Infos pour les journalistes:

CNMC

China Nonferrous Metal Mining Group (CNMC) est une compagnie d’État chinoise créée en 1983. Grande entreprise très diversifiée, ses filiales disposent d’opérations dans les secteurs des mines, des fonderies, des raffineries, de la construction, de l’ingénierie, et des services de négoce et technologiques. L’une des premières sociétés chinoises à avoir mis en œuvre la stratégie du « Going Out », elle opère désormais dans plus de 80 pays.

Gécamines

La Gécamines, fondée en 1966, est la compagnie minière d’État de la République démocratique du Congo. C’est au milieu des années 1980 qu’elle a enregistré sa plus forte productivité. Depuis, elle a vendu un grand nombre de ses actifs et conclu des joint-ventures avec des partenaires étrangers. Elle a été accablée par des allégations de corruption et de mégestion et aurait notamment vendu en secret des concessions représentant plusieurs milliards à des initiés à des prix défiant toute concurrence, détourné des dizaines de millions de dollars de recettes minières au profit de fonctionnaires véreux, et elle n’aurait pas versé les salaires de son personnel ni investi dans son propre développement.

Siu Kam Ng

Siu Kam Ng a précédemment servi d’intermédiaire à CNMC. Négociant minier originaire de la province chinoise du Fujian, il aurait quitté Hongkong pour s’installer en Afrique du Sud à la fin des années 1990, avant de venir en Zambie puis en RDC en quête de minerais, où ses affaires ont prospéré. Il est actionnaire de filiales de CNMC en RDC, à savoir Huachin Leach Metal SA, CNMC Huachin Mabende et Silverback Resources Sarl.

La mine de Deziwa

La production à Deziwa a été officiellement lancée en janvier 2020. Avant de passer sous le contrôle de CNMC, Deziwa était en cours de développement dans le cadre d’un partenariat entre la Gécamines et Platmin Congo.
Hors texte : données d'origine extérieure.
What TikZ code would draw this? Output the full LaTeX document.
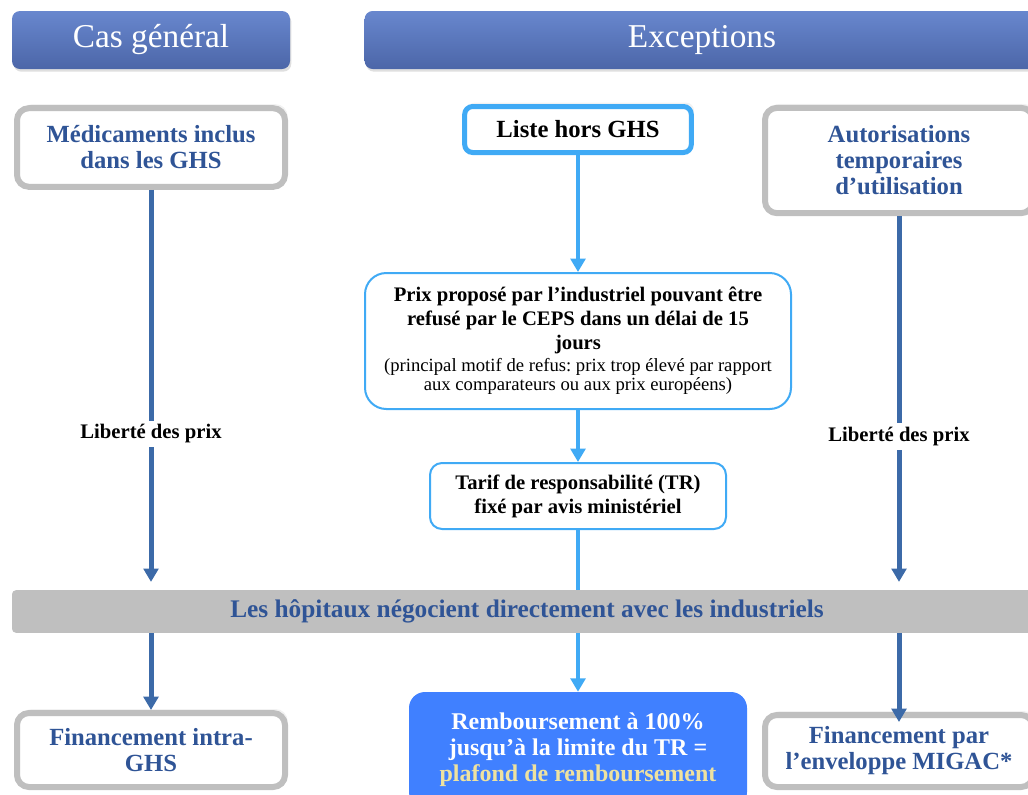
\documentclass[tikz,border=0pt]{standalone}
\usepackage{fontspec}
\setmainfont{Liberation Serif}
\usetikzlibrary{arrows.meta,shadows}
\definecolor{headtop}{RGB}{104,135,206}
\definecolor{headbot}{RGB}{76,102,168}
\definecolor{ghsblue}{RGB}{47,84,150}
\definecolor{darkarrow}{RGB}{60,106,168}
\definecolor{lightarrow}{RGB}{64,170,245}
\definecolor{boxgray}{RGB}{191,191,191}
\definecolor{rembblue}{RGB}{64,128,255}
\definecolor{plafond}{RGB}{238,226,160}
\newcommand{\motiffont}{\mdseries\fontsize{14}{15}\selectfont}
\begin{document}
\frenchspacing
\begin{tikzpicture}[x=0.75pt, y=-0.75pt,
            head/.style={rectangle, rounded corners=6pt, top color=headtop, bottom color=headbot, text=white, font=\fontsize{25}{29}\selectfont, minimum height=43.5pt, drop shadow={opacity=0.25, shadow xshift=1pt, shadow yshift=-2pt}},
            graybox/.style={rectangle, rounded corners=9pt, draw=boxgray, line width=4.5pt, fill=white, text=ghsblue, font=\bfseries\fontsize{18.5}{19.5}\selectfont, align=center, minimum width=201pt, drop shadow={opacity=0.1, shadow xshift=2pt, shadow yshift=3pt}},
            listbox/.style={rectangle, rounded corners=6pt, draw=lightarrow, line width=3.75pt, fill=white, font=\bfseries\fontsize{18.5}{19.5}\selectfont, minimum width=170pt, minimum height=34.5pt, drop shadow={opacity=0.1, shadow xshift=2pt, shadow yshift=3pt}},
            thinbox/.style={rectangle, rounded corners=9pt, draw=lightarrow, line width=1.5pt, fill=white, font=\bfseries\fontsize{15.5}{18}\selectfont, align=center},
            darr/.style={draw=darkarrow, line width=3.75pt, -{Triangle[width=11pt,length=10pt]}},
            larr/.style={draw=lightarrow, line width=3.5pt, -{Triangle[width=11pt,length=10pt]}},
            liberte/.style={fill=white, text=black, font=\bfseries\fontsize{15.5}{17}\selectfont, inner sep=3pt},
        ]
            \useasboundingbox (0,0) rectangle (1028,794);
            \clip (0,0) rectangle (1028,794);
            \node(headgen) at (151,40) [head, minimum width=208.5pt] {Cas général};
            \node(headexc) at (702,40) [head, minimum width=506pt] {Exceptions};
            \node(ghsnode) at (151,147.5) [graybox, minimum height=59pt] {Médicaments inclus\\dans les GHS};
            \node(listenode) at (578,129.5) [listbox] {Liste hors GHS};
            \node(atunode) at (899,160.5) [graybox, minimum height=79pt] {Autorisations\\temporaires\\d’utilisation};
            \node(prixnode) at (578,341) [thinbox, rounded corners=16pt, minimum width=319.5pt, minimum height=102pt] {Prix proposé par l’industriel pouvant être\\refusé par le CEPS dans un délai de 15\\jours\\[-2pt]{\motiffont (principal motif de refus: prix trop élevé par rapport}\\[-3.5pt]{\motiffont aux comparateurs ou aux prix européens)}};
            \node(tarifnode) at (578,496) [thinbox, minimum width=222pt, minimum height=49.5pt] {Tarif de responsabilité (TR)\\fixé par avis ministériel};
            \node(barnode) at (527,611.5) [rectangle, rounded corners=3pt, fill=boxgray, text=ghsblue, font=\bfseries\fontsize{19}{20}\selectfont, minimum width=772.5pt, minimum height=32pt] {Les hôpitaux négocient directement avec les industriels};
            \node(intranode) at (151,750) [graybox, minimum height=55.5pt] {Financement intra-\\GHS};
            \node(rembnode) at (578,750) [rectangle, rounded corners=12pt, fill=rembblue, text=white, font=\bfseries\fontsize{18}{19.5}\selectfont, align=center, minimum width=253.5pt, minimum height=87pt] {Remboursement à 100\%\\jusqu’à la limite du TR =\\{\color{plafond}plafond de remboursement}};
            \node(migacnode) at (899,751) [graybox, minimum height=54pt] {Financement par\\l’enveloppe MIGAC*};
            % fleches
            \draw[darr, shorten >=6pt] (ghsnode.south) -- node[liberte, pos=0.61] {Liberté des prix} (ghsnode.south |- barnode.north);
            \draw[darr, shorten >=6pt] (atunode.south) -- node[liberte, pos=0.59] {Liberté des prix} (atunode.south |- barnode.north);
            \draw[larr] (listenode.south) -- (prixnode.north);
            \draw[larr] (prixnode.south) -- (tarifnode.north);
            \draw[draw=lightarrow, line width=3.5pt] (tarifnode.south) -- (tarifnode.south |- barnode.north);
            \draw[darr] (intranode.north |- barnode.south) -- (intranode.north);
            \draw[larr] (rembnode.north |- barnode.south) -- (rembnode.north);
            \draw[darr, shorten >=-7.5pt] (migacnode.north |- barnode.south) -- (migacnode.north);
        \end{tikzpicture}
\end{document}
Gécamines a repris le plein contrôle de Deziwa en rachetant les parts de son partenaire grâce à un prêt de près de 200 millions USD contracté en 2012 auprès d’une compagnie appartenant au magnat minier sujet à controverse, Dan Gertler. La Gécamines aurait fini par ne plus rembourser son prêt en 2015 et conclu un accord secret, cédant à l’une des compagnies offshore de Gertler ses droits à percevoir des redevances provenant d’un autre projet minier, Kamoto Copper Company (KCC), qui avait servi de garantie à ce prêt.